▶ **Data for this exercise**
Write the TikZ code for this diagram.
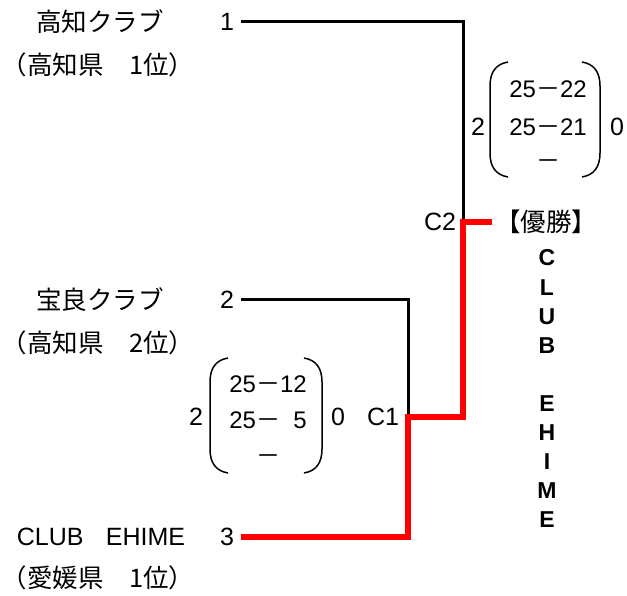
\documentclass[tikz,border=0pt]{standalone}
\usepackage{fontspec}
\setmainfont{Liberation Sans}
\newfontfamily\jp{Noto Sans CJK JP}
\newcommand{\fw}{{\jp －}}
\begin{document}
\begin{tikzpicture}[x=1pt,y=-1pt,
  txt/.style={inner sep=0pt,font=\fontsize{25}{29}\selectfont},
  stxt/.style={inner sep=0pt,font=\fontsize{24}{28}\selectfont},
  jtxt/.style={inner sep=0pt,font=\jp\fontsize{25.5}{29}\selectfont},
  vtxt/.style={inner sep=0pt,font=\bfseries\fontsize{23}{27}\selectfont},
  wire/.style={line width=3pt,black},
  win/.style={line width=6pt,red,line join=miter},
  paren/.style={line width=1.5pt}]
\useasboundingbox (0,0) rectangle (627,596);

% team names
\node[jtxt] (t1) at (100,22) {高知クラブ};
\node[jtxt] (p1) at (98,65) {（高知県　1位）};
\node[jtxt] (t2) at (100,300) {宝良クラブ};
\node[jtxt] (p2) at (98,343) {（高知県　2位）};
\node[txt]  (t3) at (101,537) {CLUB\hspace{0.9em}EHIME};
\node[jtxt] (p3) at (98,578) {（愛媛県　1位）};

% seeds
\node[txt] (n1) at (227,22) {1};
\node[txt] (n2) at (227,300) {2};
\node[txt] (n3) at (227,537) {3};

% junction points
\coordinate (s1) at (241,22);
\coordinate (s2) at (241,300);
\coordinate (s3) at (241,537);
\coordinate (j1) at (408,417);
\coordinate (j2) at (463,222);
\coordinate (w)  at (492,222);

% black lines
\draw[wire] (s1) -| (j2);
\draw[wire] (s2) -| (j1);
% winner path
\draw[win] (w) -- (j2) |- (j1) |- (s3);

% match labels
\node[txt] (c1) at (383,417) {C1};
\node[txt] (c2) at (440,222) {C2};
\node[jtxt] (champ) at (546,222) {【優勝】};

% score box 1 (C2)
\draw[paren] (508,62) .. controls (496,64) and (490,72) .. (490,86) -- (490,153) .. controls (490,167) and (496,175) .. (508,177);
\draw[paren] (582,62) .. controls (594,64) and (600,72) .. (600,86) -- (600,153) .. controls (600,167) and (594,175) .. (582,177);
\node[txt] (a2) at (478,127) {2};
\node[txt] (a0) at (617,127) {0};
\node[stxt] (as1) at (548,89) {25\fw22};
\node[stxt] (as2) at (548,127) {25\fw21};
\node[stxt] (as3) at (548,165) {\fw};

% score box 2 (C1)
\draw[paren] (228,358) .. controls (216,360) and (210,368) .. (210,382) -- (210,449) .. controls (210,463) and (216,471) .. (228,473);
\draw[paren] (304,358) .. controls (316,360) and (322,368) .. (322,382) -- (322,449) .. controls (322,463) and (316,471) .. (304,473);
\node[txt] (b2) at (196,417) {2};
\node[txt] (b0) at (338,417) {0};
\node[stxt] (bs1) at (268,384) {25\fw12};
\node[stxt] (bs2) at (268,420) {25\fw\hphantom{0}5};
\node[stxt] (bs3) at (268,460) {\fw};

% vertical winner name
\foreach \ch/\yy [count=\i] in {C/258,L/288,U/317,B/346,E/404,H/433,I/462,M/491,E/520}
  \node[vtxt] (v\i) at (547,\yy) {\ch};
\end{tikzpicture}
\end{document}
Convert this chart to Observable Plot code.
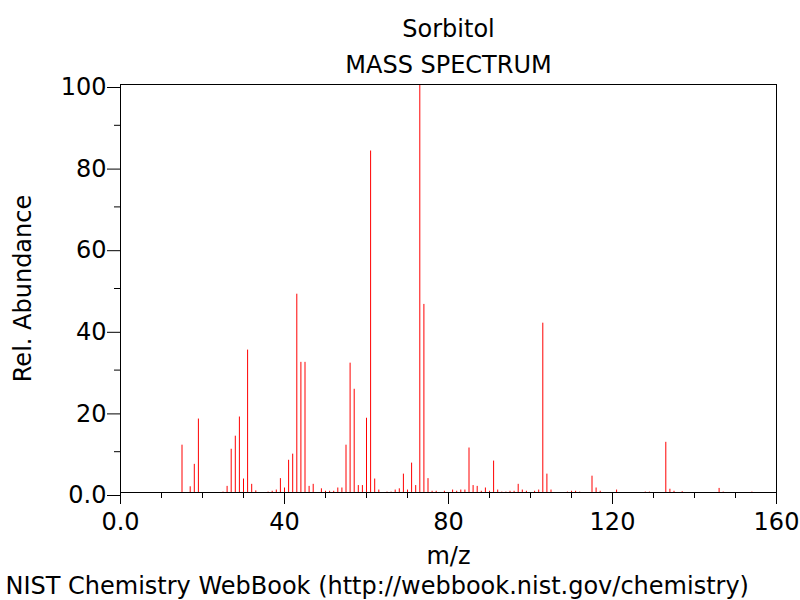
<!DOCTYPE html>
<html>
<head>
<meta charset="utf-8">
<script src="https://cdn.jsdelivr.net/npm/d3@7"></script>
<script src="https://cdn.jsdelivr.net/npm/@observablehq/plot@0.6"></script>
<style>
  html, body { margin: 0; padding: 0; background: white; }
</style>
</head>
<body>
<div id="chart"></div>
<script>
const title = "Sorbitol";
const subtitle = "MASS SPECTRUM";
const xLabel = "m/z";
const yLabel = "Rel. Abundance";
const footer = "NIST Chemistry WebBook (http://webbook.nist.gov/chemistry)";

const mz = [15,17,18,19,25,26,27,28,29,30,31,32,33,36,37,38,39,40,41,42,43,44,45,46,47,49,50,51,52,53,54,55,56,57,58,59,60,61,62,63,65,66,67,68,69,70,71,72,73,74,75,76,77,79,81,82,83,84,85,86,87,88,89,90,91,92,93,94,95,96,97,98,99,101,102,103,104,105,109,110,111,112,115,116,117,121,128,129,133,134,135,137,146,147,154];
const abundance = [11.6,1.4,6.9,18.0,0.1,1.5,10.6,13.8,18.5,3.3,34.9,2.0,0.4,0.1,0.3,0.6,3.4,1.1,7.9,9.4,48.6,31.9,31.9,1.5,2.0,0.9,0.3,0.3,0.3,1.1,1.1,11.6,31.7,25.3,1.7,1.7,18.2,83.7,3.3,0.6,0.1,0.1,0.6,0.9,4.5,0.6,7.2,1.7,100,46.1,3.4,0.3,0.3,0.3,0.6,0.3,0.6,0.6,10.9,1.7,1.5,0.3,1.1,0.3,7.7,0.6,0.1,0.1,0.3,0.3,2.0,0.6,0.3,0.3,0.6,41.5,4.5,0.6,0.1,0.3,0.3,0.1,4.0,1.1,0.3,0.6,0.1,0.1,12.3,0.8,0.3,0.2,1.0,0.1,0.1];

const xMajorTicks = [0, 40, 80, 120, 160];
const xMinorTicks = [10, 20, 30, 50, 60, 70, 90, 100, 110, 130, 140, 150];
const yMajorTicks = [0, 20, 40, 60, 80, 100];
const yMinorTicks = [10, 30, 50, 70, 90];

const peaks = mz.map((m, i) => ({mz: m, abundance: abundance[i]}));
const fmt = d => d === 0 ? "0.0" : String(d);

const chart = Plot.plot({
  width: 800,
  height: 600,
  marginLeft: 120,
  marginRight: 24,
  marginTop: 84,
  marginBottom: 108,
  style: {fontFamily: "DejaVu Sans", fontSize: "24px", background: "white", color: "black"},
  x: {domain: [0, 160]},
  y: {domain: [0, 100]},
  marks: [
    Plot.ruleX(peaks, {x: "mz", y1: 0, y2: "abundance", stroke: "#ff0000", strokeWidth: 1}),
    Plot.frame({stroke: "black"}),
    Plot.axisX({ticks: xMajorTicks, tickSize: 12, tickPadding: 8, tickFormat: fmt, label: null, fontSize: 24}),
    Plot.axisX({ticks: xMinorTicks, tickSize: 6, tickFormat: () => "", label: null}),
    Plot.axisY({ticks: yMajorTicks, tickSize: 13, tickPadding: 1, tickFormat: fmt, label: null, dy: 3, fontSize: 24}),
    Plot.axisY({ticks: yMinorTicks, tickSize: 6, tickFormat: () => "", label: null}),
    Plot.text([title], {text: d => d, frameAnchor: "top", lineAnchor: "bottom", dy: -48, fontSize: 24}),
    Plot.text([subtitle], {text: d => d, frameAnchor: "top", lineAnchor: "bottom", dy: -12, fontSize: 24}),
    Plot.text([xLabel], {text: d => d, frameAnchor: "bottom", lineAnchor: "bottom", dy: 71, fontSize: 24}),
    Plot.text([yLabel], {text: d => d, frameAnchor: "left", rotate: -90, textAnchor: "middle", lineAnchor: "bottom", dx: -90, fontSize: 24}),
    Plot.text([footer], {text: d => d, frameAnchor: "bottom-left", textAnchor: "start", lineAnchor: "bottom", dx: -115, dy: 101, fontSize: 24})
  ]
});
document.getElementById("chart").appendChild(chart);
</script>
</body>
</html>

▶ **What you need to do**
Copy the material exactly. Do not include the pictures.

▶ **Final result**
Write the TikZ code for this diagram.
\documentclass[tikz,border=0pt]{standalone}
\usepackage{fontspec}
\setmainfont{Liberation Sans}
\newfontfamily\jp{Noto Sans CJK JP}
\newcommand{\fw}{{\jp －}}
\begin{document}
\begin{tikzpicture}[x=1pt,y=-1pt,
  txt/.style={inner sep=0pt,font=\fontsize{25}{29}\selectfont},
  stxt/.style={inner sep=0pt,font=\fontsize{24}{28}\selectfont},
  jtxt/.style={inner sep=0pt,font=\jp\fontsize{25.5}{29}\selectfont},
  vtxt/.style={inner sep=0pt,font=\bfseries\fontsize{23}{27}\selectfont},
  wire/.style={line width=3pt,black},
  win/.style={line width=6pt,red,line join=miter},
  paren/.style={line width=1.5pt}]
\useasboundingbox (0,0) rectangle (627,596);

% team names
\node[jtxt] (t1) at (100,22) {高知クラブ};
\node[jtxt] (p1) at (98,65) {（高知県　1位）};
\node[jtxt] (t2) at (100,300) {宝良クラブ};
\node[jtxt] (p2) at (98,343) {（高知県　2位）};
\node[txt]  (t3) at (101,537) {CLUB\hspace{0.9em}EHIME};
\node[jtxt] (p3) at (98,578) {（愛媛県　1位）};

% seeds
\node[txt] (n1) at (227,22) {1};
\node[txt] (n2) at (227,300) {2};
\node[txt] (n3) at (227,537) {3};

% junction points
\coordinate (s1) at (241,22);
\coordinate (s2) at (241,300);
\coordinate (s3) at (241,537);
\coordinate (j1) at (408,417);
\coordinate (j2) at (463,222);
\coordinate (w)  at (492,222);

% black lines
\draw[wire] (s1) -| (j2);
\draw[wire] (s2) -| (j1);
% winner path
\draw[win] (w) -- (j2) |- (j1) |- (s3);

% match labels
\node[txt] (c1) at (383,417) {C1};
\node[txt] (c2) at (440,222) {C2};
\node[jtxt] (champ) at (546,222) {【優勝】};

% score box 1 (C2)
\draw[paren] (508,62) .. controls (496,64) and (490,72) .. (490,86) -- (490,153) .. controls (490,167) and (496,175) .. (508,177);
\draw[paren] (582,62) .. controls (594,64) and (600,72) .. (600,86) -- (600,153) .. controls (600,167) and (594,175) .. (582,177);
\node[txt] (a2) at (478,127) {2};
\node[txt] (a0) at (617,127) {0};
\node[stxt] (as1) at (548,89) {25\fw22};
\node[stxt] (as2) at (548,127) {25\fw21};
\node[stxt] (as3) at (548,165) {\fw};

% score box 2 (C1)
\draw[paren] (228,358) .. controls (216,360) and (210,368) .. (210,382) -- (210,449) .. controls (210,463) and (216,471) .. (228,473);
\draw[paren] (304,358) .. controls (316,360) and (322,368) .. (322,382) -- (322,449) .. controls (322,463) and (316,471) .. (304,473);
\node[txt] (b2) at (196,417) {2};
\node[txt] (b0) at (338,417) {0};
\node[stxt] (bs1) at (268,384) {25\fw12};
\node[stxt] (bs2) at (268,420) {25\fw\hphantom{0}5};
\node[stxt] (bs3) at (268,460) {\fw};

% vertical winner name
\foreach \ch/\yy [count=\i] in {C/258,L/288,U/317,B/346,E/404,H/433,I/462,M/491,E/520}
  \node[vtxt] (v\i) at (547,\yy) {\ch};
\end{tikzpicture}
\end{document}
Convert this chart to Observable Plot code.
<!DOCTYPE html>
<html>
<head>
<meta charset="utf-8">
<script src="https://cdn.jsdelivr.net/npm/d3@7"></script>
<script src="https://cdn.jsdelivr.net/npm/@observablehq/plot@0.6"></script>
<style>
  html, body { margin: 0; padding: 0; background: white; }
</style>
</head>
<body>
<div id="chart"></div>
<script>
const title = "Sorbitol";
const subtitle = "MASS SPECTRUM";
const xLabel = "m/z";
const yLabel = "Rel. Abundance";
const footer = "NIST Chemistry WebBook (http://webbook.nist.gov/chemistry)";

const mz = [15,17,18,19,25,26,27,28,29,30,31,32,33,36,37,38,39,40,41,42,43,44,45,46,47,49,50,51,52,53,54,55,56,57,58,59,60,61,62,63,65,66,67,68,69,70,71,72,73,74,75,76,77,79,81,82,83,84,85,86,87,88,89,90,91,92,93,94,95,96,97,98,99,101,102,103,104,105,109,110,111,112,115,116,117,121,128,129,133,134,135,137,146,147,154];
const abundance = [11.6,1.4,6.9,18.0,0.1,1.5,10.6,13.8,18.5,3.3,34.9,2.0,0.4,0.1,0.3,0.6,3.4,1.1,7.9,9.4,48.6,31.9,31.9,1.5,2.0,0.9,0.3,0.3,0.3,1.1,1.1,11.6,31.7,25.3,1.7,1.7,18.2,83.7,3.3,0.6,0.1,0.1,0.6,0.9,4.5,0.6,7.2,1.7,100,46.1,3.4,0.3,0.3,0.3,0.6,0.3,0.6,0.6,10.9,1.7,1.5,0.3,1.1,0.3,7.7,0.6,0.1,0.1,0.3,0.3,2.0,0.6,0.3,0.3,0.6,41.5,4.5,0.6,0.1,0.3,0.3,0.1,4.0,1.1,0.3,0.6,0.1,0.1,12.3,0.8,0.3,0.2,1.0,0.1,0.1];

const xMajorTicks = [0, 40, 80, 120, 160];
const xMinorTicks = [10, 20, 30, 50, 60, 70, 90, 100, 110, 130, 140, 150];
const yMajorTicks = [0, 20, 40, 60, 80, 100];
const yMinorTicks = [10, 30, 50, 70, 90];

const peaks = mz.map((m, i) => ({mz: m, abundance: abundance[i]}));
const fmt = d => d === 0 ? "0.0" : String(d);

const chart = Plot.plot({
  width: 800,
  height: 600,
  marginLeft: 120,
  marginRight: 24,
  marginTop: 84,
  marginBottom: 108,
  style: {fontFamily: "DejaVu Sans", fontSize: "24px", background: "white", color: "black"},
  x: {domain: [0, 160]},
  y: {domain: [0, 100]},
  marks: [
    Plot.ruleX(peaks, {x: "mz", y1: 0, y2: "abundance", stroke: "#ff0000", strokeWidth: 1}),
    Plot.frame({stroke: "black"}),
    Plot.axisX({ticks: xMajorTicks, tickSize: 12, tickPadding: 8, tickFormat: fmt, label: null, fontSize: 24}),
    Plot.axisX({ticks: xMinorTicks, tickSize: 6, tickFormat: () => "", label: null}),
    Plot.axisY({ticks: yMajorTicks, tickSize: 13, tickPadding: 1, tickFormat: fmt, label: null, dy: 3, fontSize: 24}),
    Plot.axisY({ticks: yMinorTicks, tickSize: 6, tickFormat: () => "", label: null}),
    Plot.text([title], {text: d => d, frameAnchor: "top", lineAnchor: "bottom", dy: -48, fontSize: 24}),
    Plot.text([subtitle], {text: d => d, frameAnchor: "top", lineAnchor: "bottom", dy: -12, fontSize: 24}),
    Plot.text([xLabel], {text: d => d, frameAnchor: "bottom", lineAnchor: "bottom", dy: 71, fontSize: 24}),
    Plot.text([yLabel], {text: d => d, frameAnchor: "left", rotate: -90, textAnchor: "middle", lineAnchor: "bottom", dx: -90, fontSize: 24}),
    Plot.text([footer], {text: d => d, frameAnchor: "bottom-left", textAnchor: "start", lineAnchor: "bottom", dx: -115, dy: 101, fontSize: 24})
  ]
});
document.getElementById("chart").appendChild(chart);
</script>
</body>
</html>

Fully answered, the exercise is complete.